Los Angeles Gallery Dynamic Changes With Bicoastal Art Merger

Pace Wildenstein and others may jump start the city's art scene

November 15, 1995

PACE WILDENSTEIN is no secret in the art world. The collective is rumored to be the most powerful multisite art gallery in the world. In 1993, Pace Wildenstein was formed when the 100-year-old Wildenstein & Company, the premier Paris-based dealer of museum-quality Impressionist and Old Master works, joined Pace Gallery of New York, one of the biggest dealers of six- and seven-figure contemporary art for 30 years.

The merger in New York was followed Sept. 29 by the opening of a Los Angeles branch of Pace Wildenstein in Beverly Hills, housed in 10,000 square feet of white-washed elegance. The structure was designed by Charles Gwathmey, who recently renovated New York's Solomon R. Guggenheim Museum.

Holding the purse strings of Pace Wildenstein is Daniel Wildenstein, whose family has sold the likes of Van Gogh to the likes of English royalty for about 118 years. At the day-to-day helm of the new giant is Arnold Glimcher, Pace Gallery owner since it opened in 1961.

The old money and tradition come from the Wildenstein side of the marriage, while Mr. Glimcher brings his own substantial financial base and an eye to the future of collecting: Hollywood.

Glimcher is a dealer turned producer-director (his movie credits include ''The Mambo Kings'' and ''Gorillas in the Mist''), and his art credentials include the selling rights to major international artists like Julian Schnabel, Alexander Calder, Claes Oldenberg, and the estate of Pablo Picasso, to name a few.

Glimcher enjoys longtime ties to Disney mogul Michael Ovitz, and one imagines that Glimcher is banking on Hollywood-based collectors with lots to spend but no time to travel East for requisite doses of culture.

This summer under the Pace Wildenstein aegis, its new director in Los Angeles, Marc Selwyn, pulled off a pre-opening coup by organizing an outdoor exhibition of major sculptures by preeminent modernist Henry Moore.

The artist's huge bronze nudes dotted streets, parks, and the Beverly Hills City Hall. The major municipal, logistical, and financial undertaking was shouldered by Pace Wildenstein, but the display's oddly grass-roots twist (joggers, kids, and the itinerant interacted with Moore's ''lumpy ladies''), demonstrated Mr. Selwyn's passion for art and his commitment to public education.

This summer, a Los Angeles satellite opened in Beverly Hills by Larry Gogosian, another blue-chip New York dealer with strong ties to Hollywood's other powerhouses - David Geffen and Steven Spielberg, two of the three owners of the entertainment company Dreamworks SKG.

When the media hype, gala openings, and name-dropping die down, what does all this mean to the topography of art dealing in Los Angeles and around the world?
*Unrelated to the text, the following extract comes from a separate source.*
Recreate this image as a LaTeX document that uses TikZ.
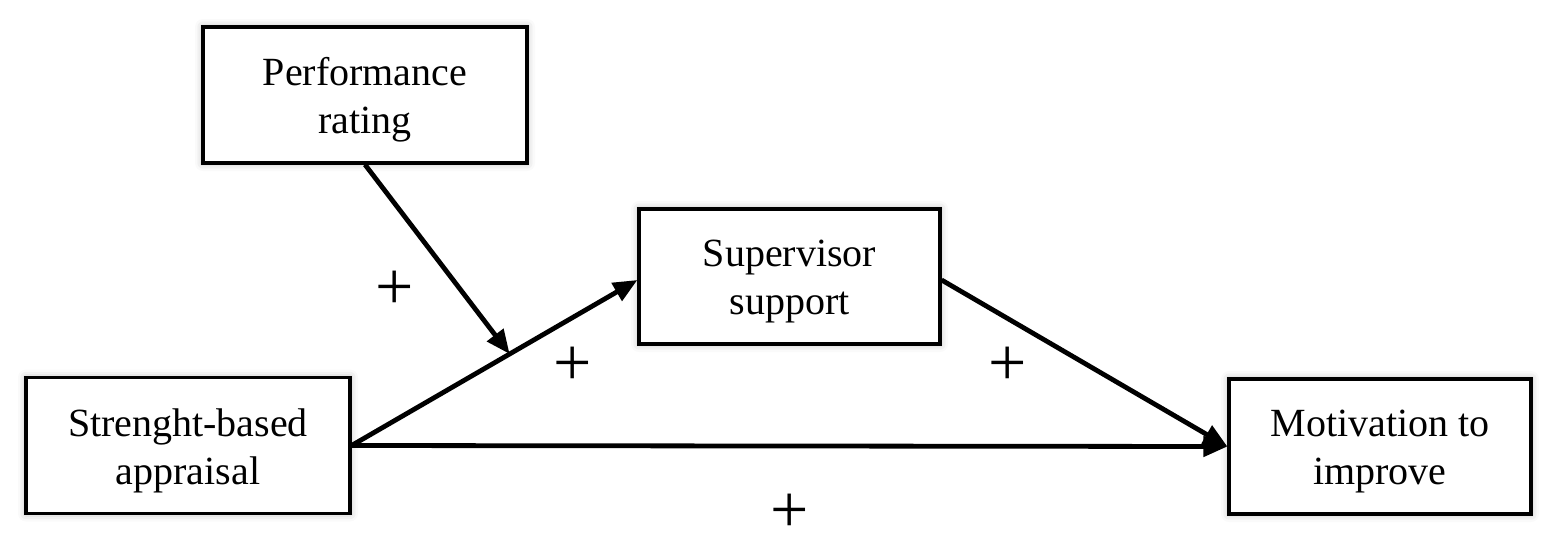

First, Pace Wildenstein in Paris, New York, Los Angeles, and a London outpost planned for next spring will consolidate the gallery's grip on upper-echelon art, old and new, in the world's four art centers.

Second, these moves by major East Coast dealers may add just enough heat to a Los Angeles art scene that has been percolating but unable to reach a boil.
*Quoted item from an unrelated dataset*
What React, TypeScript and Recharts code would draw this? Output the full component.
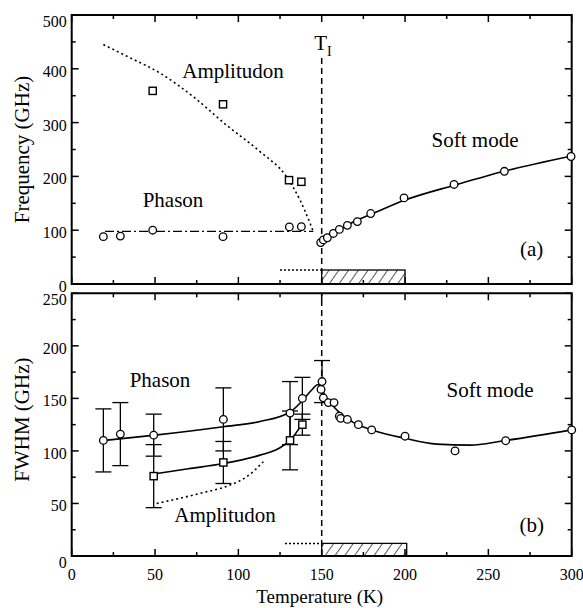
import React from 'react';
import {
  ComposedChart,
  XAxis,
  YAxis,
  Line,
  Scatter,
  ErrorBar,
  ReferenceLine,
  ReferenceArea,
  ReferenceDot,
} from 'recharts';

const FONT = "'Liberation Serif', 'DejaVu Serif', 'Times New Roman', Times, serif";
const TXT = { fontFamily: FONT };

// ---------- Panel (a): Frequency ----------
const ampFreqT = [48.6, 90.8, 130.4, 137.8];
const ampFreqV = [359, 334, 193, 190];
const phaFreqT = [19, 29.2, 48.6, 90.8, 130.6, 137.8];
const phaFreqV = [88, 89, 100, 88, 106, 106.5];
const softFreqT = [149.4, 151, 153.4, 157, 160.6, 165.4, 171.4, 179.4, 199.4, 229.4, 259.6, 299.6];
const softFreqV = [77, 82, 86, 94, 101.5, 109, 116, 131, 160, 185, 209.5, 237];

const ampFreqCurveT = [19, 34, 53, 73, 93, 113, 129, 137, 143, 145];
const ampFreqCurveV = [445, 422, 392, 348, 295, 246, 199, 156, 113, 97];
const phaFreqCurveT = [20, 145];
const phaFreqCurveV = [98, 98];
const softFreqCurveT = [149, 155, 160, 170, 180, 200, 230, 260, 300];
const softFreqCurveV = [77, 89, 99, 117, 130, 156, 184, 210, 238];

const hatchFreqT = [150, 200];
const hatchFreqTop = 26;
const dottedFreqT = [125, 150];
const tiFreqTop = 422;

// ---------- Panel (b): FWHM ----------
const phaWidthT = [19, 29.2, 49.2, 91, 131, 138.4, 150.2];
const phaWidthV = [110, 116, 115, 130, 136, 150, 166];
const phaWidthErr = [30, 30, 20, 30, 30, 20, 20];
const ampWidthT = [49.2, 91, 131, 138.4];
const ampWidthV = [76, 89, 110, 125];
const ampWidthErr = [30, 20, 28, 10];
const softWidthT = [149.6, 151, 154, 157.4, 160.6, 161.4, 165.4, 172, 180, 200, 230, 260.4, 300];
const softWidthV = [158.5, 150.5, 146, 146, 133, 131, 130, 125, 120, 114, 100, 109.7, 120];

const phaWidthCurveT = [20, 50, 91, 113, 131, 138.5, 144, 147.5, 150];
const phaWidthCurveV = [110, 115, 123, 128, 137, 148, 158, 163, 162];
const softWidthCurveT = [150, 152, 155, 161, 166, 172, 180, 200, 219, 239, 259, 300];
const softWidthCurveV = [162, 152, 146, 136, 130, 124.6, 120, 112, 106.5, 105.5, 109.6, 120];
const ampWidthCurveT = [49.2, 70, 91, 113, 125, 131, 138.4];
const ampWidthCurveV = [78, 83, 88, 96, 103, 110, 126];
const ampWidthDotT = [51, 77, 95, 105, 115];
const ampWidthDotV = [50, 59.6, 67.5, 75.4, 89.7];

const hatchWidthT = [150, 201];
const hatchWidthTop = 12;
const dottedWidthT = [128, 150];

const T_I = 150;

const xTicks = [0, 25, 50, 75, 100, 125, 150, 175, 200, 225, 250, 275, 300];
const freqTicks = [0, 50, 100, 150, 200, 250, 300, 350, 400, 450, 500];
const widthTicks = [0, 25, 50, 75, 100, 125, 150, 175, 200, 225, 250];

const annoA = [
  { x: 96.8, y: 396, text: 'Amplitudon' },
  { x: 60.8, y: 156, text: 'Phason' },
  { x: 242, y: 268, text: 'Soft mode' },
  { x: 276, y: 65, text: '(a)' },
];
const annoB = [
  { x: 53, y: 167.5, text: 'Phason' },
  { x: 92, y: 39, text: 'Amplitudon' },
  { x: 251, y: 158, text: 'Soft mode' },
  { x: 276, y: 29.5, text: '(b)' },
];
const tiLabelPos = { x: 150, y: 435 };

const zip = (t: number[], v: number[], e?: number[]) =>
  t.map((x, i) => (e ? { x, y: v[i], err: e[i] } : { x, y: v[i] }));

// ---------- layout ----------
const W = 583;
const LEFT = 71.7;
const RIGHT = 11.3;
const PLOT_W = W - LEFT - RIGHT;
const H1 = 300;
const TOP1 = 15;
const XH1 = 16;
const PLOT_H1 = H1 - TOP1 - XH1;
const H2 = 328;
const TOP2 = 13.3;
const XH2 = 52;
const PLOT_H2 = H2 - TOP2 - XH2;

const makeXTick = (plotH: number, showLabel: boolean) => (props: any) => {
  const { x, y, payload } = props;
  const v = payload.value;
  const major = v % 50 === 0;
  const len = major ? 7 : 4;
  return (
    <g>
      <line x1={x} x2={x} y1={y} y2={y - len} stroke="#000" strokeWidth={1.5} />
      <line x1={x} x2={x} y1={y - plotH} y2={y - plotH + len} stroke="#000" strokeWidth={1.5} />
      {showLabel && major ? (
        <text x={x} y={y + 24} textAnchor="middle" style={TXT} fontSize={16} fill="#000">
          {v}
        </text>
      ) : null}
    </g>
  );
};

const makeYTick = (plotW: number, step: number, maxV: number, lowZero: boolean) => (props: any) => {
  const { x, y, payload } = props;
  const v = payload.value;
  const major = v % step === 0;
  const len = major ? 7 : 4;
  let dy = 8;
  if (v === maxV) dy = 12;
  if (v === 0 && lowZero) dy = 12;
  return (
    <g>
      <line x1={x} x2={x + len} y1={y} y2={y} stroke="#000" strokeWidth={1.5} />
      <line x1={x + plotW} x2={x + plotW - len} y1={y} y2={y} stroke="#000" strokeWidth={1.5} />
      {major ? (
        <text x={x - 5} y={y + dy} textAnchor="end" style={TXT} fontSize={16} fill="#000">
          {v}
        </text>
      ) : null}
    </g>
  );
};

const circleShape = (p: any) => (
  <circle cx={p.cx} cy={p.cy} r={3.8} fill="#fff" stroke="#000" strokeWidth={1.3} />
);
const squareShape = (p: any) => (
  <rect x={p.cx - 3.6} y={p.cy - 3.6} width={7.2} height={7.2} fill="#fff" stroke="#000" strokeWidth={1.4} />
);

const hatchShape = (id: string) => (p: any) => (
  <g>
    <defs>
      <pattern id={id} patternUnits="userSpaceOnUse" width={8} height={8} patternTransform="rotate(35)">
        <line x1={0} y1={0} x2={0} y2={8} stroke="#000" strokeWidth={1.3} />
      </pattern>
    </defs>
    <rect x={p.x} y={p.y} width={p.width} height={p.height} fill={`url(#${id})`} stroke="#000" strokeWidth={1.3} />
  </g>
);

const textLabel = (text: string, size = 21) => ({
  content: (p: any) => {
    const vb = p.viewBox || {};
    const cx = (vb.x ?? 0) + (vb.width ?? 0) / 2;
    const cy = (vb.y ?? 0) + (vb.height ?? 0) / 2;
    return (
      <text x={cx} y={cy + 7} textAnchor="middle" style={TXT} fontSize={size} fill="#000">
        {text}
      </text>
    );
  },
});

const tiLabel = {
  content: (p: any) => {
    const vb = p.viewBox || {};
    const cx = (vb.x ?? 0) + (vb.width ?? 0) / 2;
    const cy = (vb.y ?? 0) + (vb.height ?? 0) / 2;
    return (
      <text x={cx - 7.5} y={cy} style={TXT} fontSize={21} fill="#000">
        T
        <tspan fontSize={14} dy={6}>
          I
        </tspan>
      </text>
    );
  },
};

const yTitle = (text: string, shift: number) => ({
  content: (p: any) => {
    const vb = p.viewBox || {};
    const cy = (vb.y ?? 0) + (vb.height ?? 0) / 2 + shift;
    const bx = 29;
    return (
      <text
        x={bx}
        y={cy}
        textAnchor="middle"
        style={TXT}
        fontSize={21}
        fill="#000"
        transform={`rotate(-90, ${bx}, ${cy})`}
      >
        {text}
      </text>
    );
  },
});

const xTitle = {
  content: (p: any) => {
    const vb = p.viewBox || {};
    const cx = (vb.x ?? 0) + (vb.width ?? 0) / 2 - 2;
    return (
      <text x={cx} y={323} textAnchor="middle" style={TXT} fontSize={19} fill="#000">
        Temperature (K)
      </text>
    );
  },
};

export default function App() {
  const ampFreq = zip(ampFreqT, ampFreqV);
  const phaFreq = zip(phaFreqT, phaFreqV);
  const softFreq = zip(softFreqT, softFreqV);
  const ampFreqCurve = zip(ampFreqCurveT, ampFreqCurveV);
  const phaFreqCurve = zip(phaFreqCurveT, phaFreqCurveV);
  const softFreqCurve = zip(softFreqCurveT, softFreqCurveV);
  const dottedFreq = dottedFreqT.map((x) => ({ x, y: hatchFreqTop }));

  const phaWidth = zip(phaWidthT, phaWidthV, phaWidthErr);
  const ampWidth = zip(ampWidthT, ampWidthV, ampWidthErr);
  const softWidth = zip(softWidthT, softWidthV);
  const phaWidthCurve = zip(phaWidthCurveT, phaWidthCurveV);
  const softWidthCurve = zip(softWidthCurveT, softWidthCurveV);
  const ampWidthCurve = zip(ampWidthCurveT, ampWidthCurveV);
  const ampWidthDot = zip(ampWidthDotT, ampWidthDotV);
  const dottedWidth = dottedWidthT.map((x) => ({ x, y: hatchWidthTop }));

  return (
    <div style={{ position: 'absolute', left: 0, top: 0, width: W, height: 608, background: '#fff', fontFamily: FONT }}>
      <div style={{ position: 'absolute', left: 0, top: 0 }}>
        <ComposedChart width={W} height={H1} margin={{ top: TOP1, right: RIGHT, bottom: 0, left: 0 }} style={TXT}>
          <XAxis
            dataKey="x"
            type="number"
            domain={[0, 300]}
            ticks={xTicks}
            interval={0}
            height={XH1}
            axisLine={false}
            tickLine={false}
            tickSize={0}
            tickMargin={0}
            tick={makeXTick(PLOT_H1, false)}
          />
          <YAxis
            type="number"
            domain={[0, 500]}
            ticks={freqTicks}
            interval={0}
            width={LEFT}
            axisLine={false}
            tickLine={false}
            tickSize={0}
            tickMargin={0}
            tick={makeYTick(PLOT_W, 100, 500, false)}
            label={yTitle('Frequency (GHz)', 0)}
          />
          <ReferenceArea x1={0} x2={300} y1={0} y2={500} fill="none" stroke="#000" strokeWidth={2} fillOpacity={0} />
          <ReferenceArea x1={hatchFreqT[0]} x2={hatchFreqT[1]} y1={0} y2={hatchFreqTop} shape={hatchShape('hatchA')} />
          <ReferenceLine
            segment={[
              { x: T_I, y: 0 },
              { x: T_I, y: tiFreqTop },
            ]}
            stroke="#000"
            strokeWidth={1.5}
            strokeDasharray="6 4"
          />
          <Line data={dottedFreq} dataKey="y" stroke="#000" strokeWidth={1.5} strokeDasharray="2 2" dot={false} activeDot={false} isAnimationActive={false} />
          <Line data={ampFreqCurve} dataKey="y" type="monotone" stroke="#000" strokeWidth={1.6} strokeDasharray="2 3" dot={false} activeDot={false} isAnimationActive={false} />
          <Line data={phaFreqCurve} dataKey="y" stroke="#000" strokeWidth={1.3} strokeDasharray="9 3 2 3" dot={false} activeDot={false} isAnimationActive={false} />
          <Line data={softFreqCurve} dataKey="y" type="monotone" stroke="#000" strokeWidth={1.6} dot={false} activeDot={false} isAnimationActive={false} />
          <Scatter data={ampFreq} dataKey="y" shape={squareShape} isAnimationActive={false} />
          <Scatter data={phaFreq} dataKey="y" shape={circleShape} isAnimationActive={false} />
          <Scatter data={softFreq} dataKey="y" shape={circleShape} isAnimationActive={false} />
          {annoA.map((a) => (
            <ReferenceDot key={a.text} x={a.x} y={a.y} r={0} fill="none" stroke="none" label={textLabel(a.text)} />
          ))}
          <ReferenceDot x={tiLabelPos.x} y={tiLabelPos.y} r={0} fill="none" stroke="none" label={tiLabel} />
        </ComposedChart>
      </div>
      <div style={{ position: 'absolute', left: 0, top: 280 }}>
        <ComposedChart width={W} height={H2} margin={{ top: TOP2, right: RIGHT, bottom: 0, left: 0 }} style={TXT}>
          <XAxis
            dataKey="x"
            type="number"
            domain={[0, 300]}
            ticks={xTicks}
            interval={0}
            height={XH2}
            axisLine={false}
            tickLine={false}
            tickSize={0}
            tickMargin={0}
            tick={makeXTick(PLOT_H2, true)}
            label={xTitle}
          />
          <YAxis
            type="number"
            domain={[0, 250]}
            ticks={widthTicks}
            interval={0}
            width={LEFT}
            axisLine={false}
            tickLine={false}
            tickSize={0}
            tickMargin={0}
            tick={makeYTick(PLOT_W, 50, 250, true)}
            label={yTitle('FWHM (GHz)', -5)}
          />
          <ReferenceArea x1={0} x2={300} y1={0} y2={250} fill="none" stroke="#000" strokeWidth={2} fillOpacity={0} />
          <ReferenceArea x1={hatchWidthT[0]} x2={hatchWidthT[1]} y1={0} y2={hatchWidthTop} shape={hatchShape('hatchB')} />
          <ReferenceLine x={T_I} stroke="#000" strokeWidth={1.5} strokeDasharray="6 4" />
          <Line data={dottedWidth} dataKey="y" stroke="#000" strokeWidth={1.5} strokeDasharray="2 2" dot={false} activeDot={false} isAnimationActive={false} />
          <Line data={ampWidthDot} dataKey="y" type="monotone" stroke="#000" strokeWidth={1.6} strokeDasharray="2 3" dot={false} activeDot={false} isAnimationActive={false} />
          <Line data={phaWidthCurve} dataKey="y" type="monotone" stroke="#000" strokeWidth={1.6} dot={false} activeDot={false} isAnimationActive={false} />
          <Line data={softWidthCurve} dataKey="y" type="monotone" stroke="#000" strokeWidth={1.6} dot={false} activeDot={false} isAnimationActive={false} />
          <Line data={ampWidthCurve} dataKey="y" type="monotone" stroke="#000" strokeWidth={1.6} dot={false} activeDot={false} isAnimationActive={false} />
          <Scatter data={phaWidth} dataKey="y" shape={circleShape} isAnimationActive={false}>
            <ErrorBar dataKey="err" direction="y" width={8} stroke="#000" strokeWidth={1.3} isAnimationActive={false} />
          </Scatter>
          <Scatter data={ampWidth} dataKey="y" shape={squareShape} isAnimationActive={false}>
            <ErrorBar dataKey="err" direction="y" width={8} stroke="#000" strokeWidth={1.3} isAnimationActive={false} />
          </Scatter>
          <Scatter data={softWidth} dataKey="y" shape={circleShape} isAnimationActive={false} />
          {annoB.map((a) => (
            <ReferenceDot key={a.text} x={a.x} y={a.y} r={0} fill="none" stroke="none" label={textLabel(a.text)} />
          ))}
        </ComposedChart>
      </div>
    </div>
  );
}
The unfathomably expensive Getty Center, an adjunct to the J. Paul Getty Museum in Malibu, is expected to open next year. It is now being carved into the mountains above Los Angeles. Downtown has seen the renovation and reopening of the Museum of Contemporary Art's Temporary Contemporary, a cutting-edge space designed by architect Frank Gehry.
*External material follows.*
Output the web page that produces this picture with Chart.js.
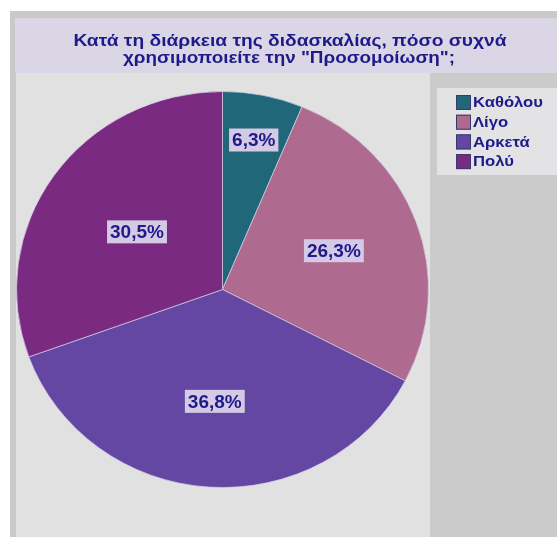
<!DOCTYPE html>
<html>
<head>
<meta charset="utf-8">
<script src="https://cdn.jsdelivr.net/npm/chart.js@4/dist/chart.umd.min.js"></script>
<style>
  html, body { margin: 0; padding: 0; background: #ffffff; }
  #wrap { position: relative; width: 557px; height: 537px; }
</style>
</head>
<body>
<div id="wrap"><canvas id="c" width="557" height="537"></canvas></div>
<script>
// Survey answers and their shares (percent)
const categories = ["Καθόλου", "Λίγο", "Αρκετά", "Πολύ"];
const shares = [6.3, 26.3, 36.8, 30.5];
const titleLines = ["Κατά τη διάρκεια της διδασκαλίας, πόσο συχνά", "χρησιμοποιείτε την \"Προσομοίωση\";"];

const sliceColors = ["#1f6779", "#ae6a8f", "#6347a2", "#7a2a80"];
const labelRadius = [0.77, 0.575, 0.566, 0.507];
const squash = 198.5 / 206.5;   // the pie is drawn slightly flattened
const navy = "#1f1a8a";

function fmt(v) { return v.toFixed(1).replace(".", ",") + "%"; }

// draw text widened horizontally by factor sx, anchored at (x, y)
function wideText(ctx, text, x, y, sx, align) {
  ctx.save();
  ctx.translate(x, y);
  ctx.scale(sx, 1);
  ctx.textAlign = align;
  ctx.fillText(text, 0, 0);
  ctx.restore();
}

const panels = {
  id: "panels",
  beforeDraw(chart) {
    const ctx = chart.ctx;
    ctx.save();
    ctx.fillStyle = "#ffffff";
    ctx.fillRect(0, 0, 557, 537);
    ctx.fillStyle = "#c9c9c9";
    ctx.fillRect(10, 11, 547, 526);
    ctx.fillStyle = "#dbd6e5";
    ctx.fillRect(15, 18, 542, 55);
    ctx.fillStyle = "#e1e1e1";
    ctx.fillRect(16, 73, 414, 464);
    ctx.fillStyle = "#cbcbcb";
    ctx.fillRect(430, 73, 127, 464);
    // title
    ctx.fillStyle = navy;
    ctx.font = "bold 17px 'Liberation Sans', Arial, sans-serif";
    ctx.textBaseline = "middle";
    wideText(ctx, titleLines[0], 290, 41, 1.13, "center");
    wideText(ctx, titleLines[1], 289, 58, 1.11, "center");
    // legend
    ctx.fillStyle = "#e3e3e5";
    ctx.fillRect(437, 88, 120, 87);
    ctx.font = "bold 15px 'Liberation Sans', Arial, sans-serif";
    categories.forEach((name, i) => {
      const y = 102 + i * 19.7;
      ctx.fillStyle = sliceColors[i];
      ctx.fillRect(456, y - 7, 15, 15);
      ctx.strokeStyle = "#3a3a6a";
      ctx.lineWidth = 1;
      ctx.strokeRect(456.5, y - 6.5, 14, 14);
      ctx.fillStyle = navy;
      wideText(ctx, name, 473, y + 1, 1.11, "left");
    });
    ctx.restore();
  },
  beforeDatasetsDraw(chart) {
    const meta = chart.getDatasetMeta(0);
    const a = meta.data[0];
    const ctx = chart.ctx;
    ctx.save();
    ctx.translate(a.x, a.y);
    ctx.scale(1, squash);
    ctx.translate(-a.x, -a.y);
  },
  afterDatasetsDraw(chart) {
    chart.ctx.restore();
  },
  afterDraw(chart) {
    const meta = chart.getDatasetMeta(0);
    const ctx = chart.ctx;
    ctx.save();
    ctx.font = "bold 19px 'Liberation Sans', Arial, sans-serif";
    ctx.textAlign = "center";
    ctx.textBaseline = "middle";
    meta.data.forEach((arc, i) => {
      const mid = (arc.startAngle + arc.endAngle) / 2;
      const r = arc.outerRadius * labelRadius[i];
      const x = arc.x + Math.cos(mid) * r;
      const y = arc.y + Math.sin(mid) * r * squash;
      const text = fmt(chart.data.datasets[0].data[i]);
      const w = ctx.measureText(text).width + 6;
      ctx.fillStyle = "#d5cae6";
      ctx.fillRect(x - w / 2, y - 11.5, w, 23);
      ctx.fillStyle = navy;
      ctx.fillText(text, x, y + 1);
    });
    ctx.restore();
  }
};

new Chart(document.getElementById("c"), {
  type: "pie",
  data: {
    labels: categories,
    datasets: [{
      data: shares,
      backgroundColor: sliceColors,
      borderColor: "rgba(215,210,235,0.7)",
      borderWidth: 1
    }]
  },
  options: {
    responsive: false,
    animation: false,
    events: [],
    layout: { padding: { left: 16, right: 128, top: 83, bottom: 41 } },
    plugins: {
      legend: { display: false },
      title: { display: false },
      tooltip: { enabled: false }
    }
  },
  plugins: [panels]
});
</script>
</body>
</html>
In the Wilshire museum district, a multimillion-dollar renovation of the Craft and Folk Museum of Art took place, and Otis College of Art, one of the country's oldest art schools, announced its move to the art deco May Company building adjacent to the Los Angeles County Museum. On the west side of town, Tom Patchett has built a major art complex, Bergamot Station.

Perhaps the New York influx will provide just the fuel needed to launch Los Angeles's art momentum; only time will tell. But one thing is certain: The new proliferation of big-ticket private galleries here is sure to require adjustments from auction houses like Sotheby's, who acted as the sole purveyors of art in this price range on the West Coast.

Both Pace Wildenstein and Mr. Gogosian will be able to show and sell six- and seven-figure art on an ongoing basis rather than via the one-shot ''on the block'' auction format.

* Current and upcoming exhibits at Pace Wildenstein (L.A.) include: Sol LeWitt: New Gouaches, Nov. 9 to Dec. 29; Alexander Calder: The 50s, same dates; Chuck Close: Recent Paintings, Dec. 2 to Jan. 6.